Next time you fly, if it says under equipment "A3__", just remember, you'll be flying on a plane built by several different countries, all who speak different languages and don't particularly have a history of working well together.
If it ain't Boeing, I ain't going.
While I love Boeing product, prefer riding on it whenever I'm forced to fly commercial these days, and I enjoyed my years working there a lot, do not think for a minute that even at the final assembly plants in the pacific northwest Boeing doesn't have the same kind of language barriers screwing things up.
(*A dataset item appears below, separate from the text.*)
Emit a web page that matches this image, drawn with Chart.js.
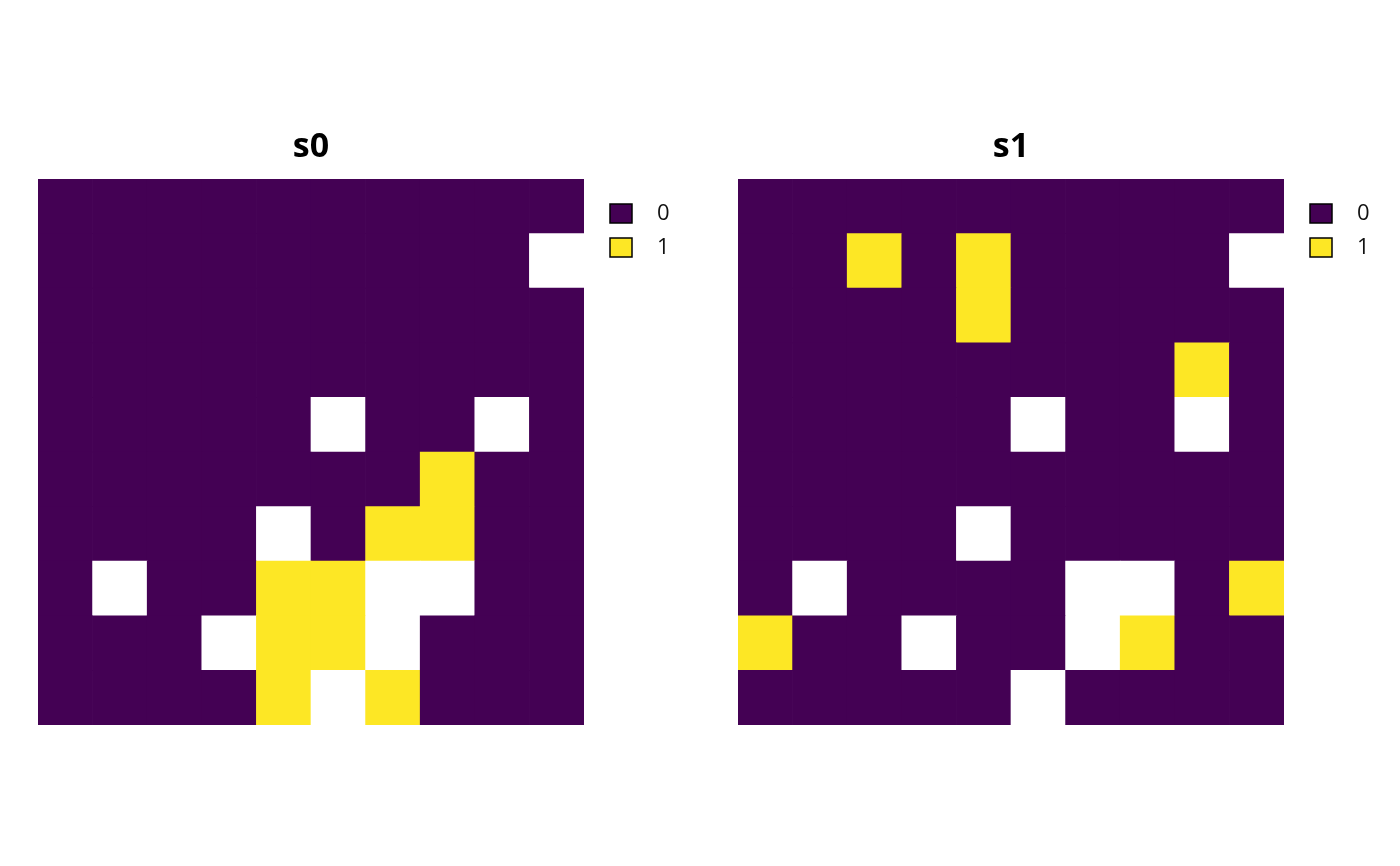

I worked with the Liaison Engineering Group in Everett; this means that when the line had a problem putting something together, It was my job to grab the relevant drawings, go down to the problem point on the line, and orchestrate a fix. In one case, my - recurring - problem was that a group of machinists who assembled wing center sections for 747s were all immigrants - legal, properly documented - from the Philippines, and all spoke ONLY Tagalog (at least on the line). Their supervisor was of Nordic extraction, and spoke not one lick of Tagalog. Invariably, the wing boxes put together by this crew were assembled wrong, because their Super couldn't communicate with them, and vice versa. Invariably, it was left to the night shift crew to damage control everything the Filipino crew touched, because upper management was too hamstrung by political correctness to either send the Super out for language training in Tagalog, send the crew out for training in English, or in any other way ameliorate this giant cluster****.